News & Insights

Jeffersonville Rebirth Continuing With Rebuilding of a Landmark Office

STORY BY RICH KLEIN

It’s been said not to mix business with pleasure.

But sometime in 2018, when a café/bakery will open on Main Street across from the firehouse and First Presbyterian church here, it will be a business with a romantic backstory for owners Lauren Seikaly and husband Michael Huber.

Seikaly and Huber most recently transformed the former Mullally’s Pub into Tavern on Main, which opened to great fanfare last month.

On that site, they also have Sprinkle’s Ice Cream parlor and 52 & Vine liquor store.

And while the interior of Tavern was being constructed over the summer, they opened a beer garden in the back.

The new café building will be erected on the site of the house and law office that for years was owned by attorney Jacob ‘Jay’ Epstein, who died a decade ago of a sudden heart attack.

But in that very building in 2002, Seikaly and Huber closed on their purchase of their first Sullivan County Catskills’ weekend home, in Ferndale, with Epstein as their attorney.

“We pulled up on the day of closing and parked the car right out front of his office front window,” Seikaly said. “Halfway through signing papers, Michael jumped up and ran to the car with no explanation. I found out later he was sweating bullets about the engagement ring he had left in the trunk.”

And after signing the closing documents in that office, Huber proposed to Seikaly the same day at their new home.

They married in October 2003.

“That office had a very special place in our hearts,” Seikaly said. “So it made me sad every time I walked by that office (in recent years) that it had fallen into disrepair and has basically been abandoned for ten years.”

Sometime in 2016, Seikaly walked out of Peck’s Market in Jeffersonville and found herself staring at the Epstein property across the street.

“There’s a building smack in the middle of Main Street and, what’s going to happen to this building?,” she thought. “It’s falling apart and it doesn’t seem like anybody is going to come in and take care of it.”

So they bought it.

“We were gutting the inside of the Epstein house, determining whether or not we could renovate it,” Seikaly said.

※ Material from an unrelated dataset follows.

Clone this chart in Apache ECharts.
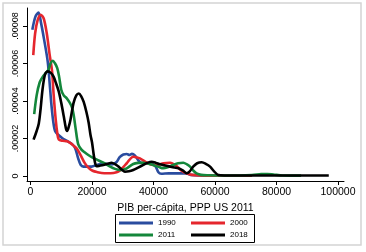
<!DOCTYPE html>
<html>
<head>
<meta charset="utf-8">
<script src="https://cdn.jsdelivr.net/npm/echarts@6/dist/echarts.min.js"></script>
<style>html,body{margin:0;padding:0;background:#fff}#c{width:366px;height:252px}</style>
</head>
<body>
<div id="c"></div>
<script>
const xTickValues = [0, 20000, 40000, 60000, 80000, 100000];
const xTickLabels = ['0', '20000', '40000', '60000', '80000', '100000'];
const yTickValues = [0, 2e-5, 4e-5, 6e-5, 8e-5];
const yTickLabels = ['0', '.00002', '.00004', '.00006', '.00008'];
const seriesNames = ['1990', '2000', '2011', '2018'];
const xTitle = 'PIB per-cápita, PPP US 2011';

const x1990 = [600,1600,2600,3500,4400,5600,6400,6800,7400,8000,9000,10500,12300,13500,14500,15500,16300,17200,19900,21500,23600,26500,28000,29000,30200,31300,32200,33000,34000,35000,36000,38500,40500,41600,42500,45000,48000,50800,52000,55000,62000];
const y1990 = [7.8e-5,8.5e-5,8.72e-5,8.1e-5,7.3e-5,6.1e-5,4.6e-5,3.8e-5,2.9e-5,2.4e-5,2.2e-5,2.0e-5,1.83e-5,1.7e-5,1.5e-5,0.94e-5,0.6e-5,0.5e-5,0.5e-5,0.59e-5,0.66e-5,0.62e-5,0.75e-5,1.0e-5,1.15e-5,1.17e-5,1.12e-5,1.18e-5,1.08e-5,0.85e-5,0.7e-5,0.68e-5,0.55e-5,0.2e-5,0.12e-5,0.14e-5,0.14e-5,0.14e-5,0.06e-5,0.03e-5,0.02e-5];

const x2000 = [900,1500,2300,3300,4300,5300,6200,7000,7500,8200,8700,9200,10500,11900,13000,14000,15100,16200,17600,18900,20200,21600,24000,26000,28000,29100,30300,31300,33400,35600,37800,39900,41500,43200,45400,47500,49000,50800,52500,55000,60000,72000];
const y2000 = [6.45e-5,7.6e-5,8.3e-5,8.6e-5,8.4e-5,7.6e-5,6.5e-5,5.6e-5,4.4e-5,3.0e-5,2.3e-5,1.94e-5,1.88e-5,1.85e-5,1.75e-5,1.62e-5,1.45e-5,1.14e-5,0.7e-5,0.43e-5,0.28e-5,0.21e-5,0.15e-5,0.15e-5,0.2e-5,0.3e-5,0.5e-5,0.68e-5,1.03e-5,0.94e-5,0.71e-5,0.59e-5,0.6e-5,0.68e-5,0.71e-5,0.53e-5,0.3e-5,0.14e-5,0.06e-5,0.03e-5,0.02e-5,0.01e-5];

const x2011 = [1200,2000,3000,4000,5000,5800,6500,7200,8000,8700,9300,10000,10800,11800,12600,13400,14000,14700,15500,16500,17700,18800,20200,21600,23700,25900,27500,29100,30300,31300,33400,35000,36700,38300,39900,41500,43200,44800,46400,48000,49700,50900,51900,53000,54000,55500,58000,62000,68000,72000,75000,77000,79000,82000,88000];
const y2011 = [3.3e-5,4.3e-5,5.0e-5,5.3e-5,5.5e-5,5.65e-5,6.0e-5,6.15e-5,6.0e-5,5.75e-5,5.3e-5,4.6e-5,4.3e-5,4.14e-5,3.95e-5,3.7e-5,3.3e-5,2.5e-5,1.7e-5,1.42e-5,1.25e-5,1.12e-5,0.98e-5,0.87e-5,0.71e-5,0.5e-5,0.38e-5,0.32e-5,0.35e-5,0.41e-5,0.64e-5,0.7e-5,0.71e-5,0.66e-5,0.59e-5,0.5e-5,0.41e-5,0.48e-5,0.59e-5,0.68e-5,0.71e-5,0.62e-5,0.5e-5,0.28e-5,0.14e-5,0.06e-5,0.04e-5,0.03e-5,0.03e-5,0.05e-5,0.1e-5,0.11e-5,0.08e-5,0.03e-5,0.02e-5];

const x2018 = [1000,2000,2700,3300,3900,4700,5600,6600,7500,8300,9200,10000,10800,11500,11900,12400,13000,14000,14900,15700,16500,17300,18200,18900,19500,20000,20500,21000,21500,22500,23700,25000,26400,27600,28600,29600,30700,32000,33400,35000,36700,38000,39400,40800,42100,43800,45400,46800,48100,49500,50800,51800,52900,54200,55700,57000,58400,59700,61100,63000,70000,80000,90000,97000];
const y2018 = [1.94e-5,2.4e-5,2.8e-5,3.6e-5,4.6e-5,5.4e-5,5.58e-5,5.5e-5,5.3e-5,4.95e-5,4.5e-5,3.9e-5,3.2e-5,2.55e-5,2.4e-5,2.6e-5,3.0e-5,3.9e-5,4.3e-5,4.4e-5,4.25e-5,3.95e-5,3.4e-5,2.85e-5,2.2e-5,1.8e-5,1.2e-5,0.7e-5,0.52e-5,0.55e-5,0.59e-5,0.65e-5,0.71e-5,0.62e-5,0.5e-5,0.35e-5,0.23e-5,0.25e-5,0.32e-5,0.45e-5,0.59e-5,0.7e-5,0.76e-5,0.7e-5,0.62e-5,0.56e-5,0.5e-5,0.45e-5,0.41e-5,0.3e-5,0.15e-5,0.25e-5,0.5e-5,0.68e-5,0.73e-5,0.65e-5,0.5e-5,0.25e-5,0.05e-5,0.03e-5,0.03e-5,0.03e-5,0.03e-5,0.03e-5];

const colors = ['#2a4c9f', '#e5262d', '#14873b', '#000000'];
const xs = [x1990, x2000, x2011, x2018];
const ys = [y1990, y2000, y2011, y2018];

const font = "'Liberation Sans', Arial, sans-serif";
const chart = echarts.init(document.getElementById('c'), null, {renderer: 'canvas'});

const series = seriesNames.map((n, i) => ({
  name: n,
  type: 'line',
  data: xs[i].map((x, j) => [x, ys[i][j]]),
  showSymbol: false,
  smooth: 0.3,
  lineStyle: {color: colors[i], width: 2.6},
  itemStyle: {color: colors[i]},
  emphasis: {disabled: true},
  animation: false,
  z: 2 + i
}));

function lookup(vals, labels, v, tol) {
  for (let k = 0; k < vals.length; k++) {
    if (Math.abs(v - vals[k]) < tol) return labels[k];
  }
  return '';
}

chart.setOption({
  animation: false,
  backgroundColor: '#ffffff',
  grid: {left: 27, right: 22, top: 8, bottom: 71, containLabel: false},
  xAxis: {
    type: 'value',
    min: -1138, max: 101950,
    name: xTitle,
    nameLocation: 'middle',
    nameGap: 17,
    nameTextStyle: {fontFamily: font, fontSize: 10.5, color: '#000'},
    axisLine: {show: true, onZero: false, lineStyle: {color: '#000', width: 1}},
    axisTick: {show: true, length: 4, customValues: xTickValues, lineStyle: {color: '#000'}},
    axisLabel: {customValues: xTickValues, fontFamily: font, fontSize: 10.5, color: '#000', margin: 6,
      formatter: v => lookup(xTickValues, xTickLabels, v, 1e-3)},
    splitLine: {show: false}
  },
  yAxis: {
    type: 'value',
    min: -0.267e-5, max: 8.96e-5,
    axisLine: {show: true, onZero: false, lineStyle: {color: '#000', width: 1}},
    axisTick: {show: true, length: 4, customValues: yTickValues, lineStyle: {color: '#000'}},
    axisLabel: {customValues: yTickValues, rotate: 90, fontFamily: font, fontSize: 9, color: '#000', margin: 7,
      formatter: v => lookup(yTickValues, yTickLabels, v, 1e-9)},
    splitLine: {show: false}
  },
  legend: [
    {data: ['1990', '2011'], orient: 'vertical', left: 119, top: 218, padding: 0, itemGap: 2,
     icon: 'rect', itemWidth: 34, itemHeight: 3, selectedMode: false,
     textStyle: {fontFamily: font, fontSize: 8, lineHeight: 10, color: '#000'}},
    {data: ['2000', '2018'], orient: 'vertical', left: 191, top: 218, padding: 0, itemGap: 2,
     icon: 'rect', itemWidth: 34, itemHeight: 3, selectedMode: false,
     textStyle: {fontFamily: font, fontSize: 8, lineHeight: 10, color: '#000'}}
  ],
  graphic: [
    {type: 'rect', shape: {x: 3, y: 3, width: 358, height: 242}, style: {fill: 'none', stroke: '#d4d4d4', lineWidth: 1.5}, silent: true},
    {type: 'rect', shape: {x: 115.5, y: 214.5, width: 139, height: 28}, style: {fill: 'none', stroke: '#000', lineWidth: 1}, silent: true}
  ],
  series: series
});
</script>
</body>
</html>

“Two contractors and an architect delivered the devastating news to us that we would be wise to tear it down and start over with something new,” she said. “A majority of the house was in such bad shape that we would spend the same amount of money fighting crooked walls and floors as we would spend creating a brand new beautiful structure. After some tears, we settled on the latter.”

The Epstein building was demolished last week, Seikaly said.

“I want to put a bakery in there. I want a place in Jeffersonville that I can come down and get a cup of coffee and a muffin. Or, an afternoon tea. So I started having these visions of what I thought Jeffersonville was missing. It was missing a gathering place for community,” she said.

Susan Davitt Flynn, owner of Jeff Junction, who is involved in many business and community activities, said, “The café would add to the exciting forward momentum that is happening in Jeffersonville right now.

“The past two years have seen two new ice cream stands, two new eateries, two retail shops, a beer garden and liquor store [open in Jeffersonville]. That is a lot of growth for one small town!”

Martin S. Miller, an attorney in Monticello who knew Epstein for three decades and also once had an office in Jeffersonville, also weighed in on the café plan.

“I would think that Jay would be genuinely pleased. He was a dedicated member of the community his entire life. And to see a vital activity taking place at [the site of] his former home and office that will bring pleasure to the community would delight him,” Miller said.